- Date: 3–9 January
- Edition: 1st
- Surface: Clay
- Location: Tigre, Argentina

Champions

Singles
- Santiago Rodríguez Taverna

Doubles
- Conner Huertas del Pino / Mats Rosenkranz
- Challenger de Tigre · 2022 →

= 2022 Challenger de Tigre =

The 2022 Challenger de Tigre was a professional tennis tournament played on clay courts. It was the first edition of the tournament which was part of the 2022 ATP Challenger Tour.

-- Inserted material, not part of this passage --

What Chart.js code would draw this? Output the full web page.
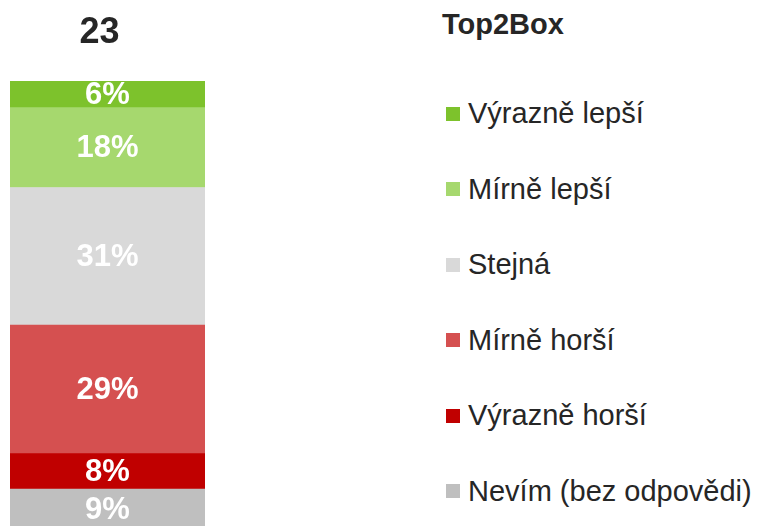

It took place in Tigre, Argentina between 3 and 9 January 2022.

==Singles main-draw entrants==
===Seeds===

| Country | Player | Rank^{1} | Seed |
|---|---|---|---|
| ARG | Guido Andreozzi | 271 | 1 |
| ARG | Santiago Rodríguez Taverna | 302 | 2 |
| ARG | Genaro Alberto Olivieri | 313 | 3 |
| CHI | Gonzalo Lama | 322 | 4 |
| ARG | Hernán Casanova | 325 | 5 |
| ESP | Carlos Gimeno Valero | 329 | 6 |
| ARG | Facundo Díaz Acosta | 338 | 7 |
| ITA | Luciano Darderi | 341 | 8 |

- ^{1} Rankings are as of 27 December 2021.

===Other entrants===
The following players received wildcards into the singles main draw:
- ARG Valerio Aboian
- ARG Juan Manuel La Serna
- ARG Lautaro Midón

The following player received entry into the singles main draw as an alternate:
- ARG Mariano Kestelboim

The following players received entry from the qualifying draw:
- ARG Leonardo Aboian
- NED Alec Deckers
- BOL Murkel Dellien
- ARG Federico Agustín Gómez
- SLO Tomás Lipovšek Puches
- BRA José Pereira

==Champions==
===Singles===

- ARG Santiago Rodríguez Taverna def. ARG Facundo Díaz Acosta 6–4, 6–2.

===Doubles===

- PER Conner Huertas del Pino / GER Mats Rosenkranz def. ARG Matías Franco Descotte / ARG Facundo Díaz Acosta 5–6 retired.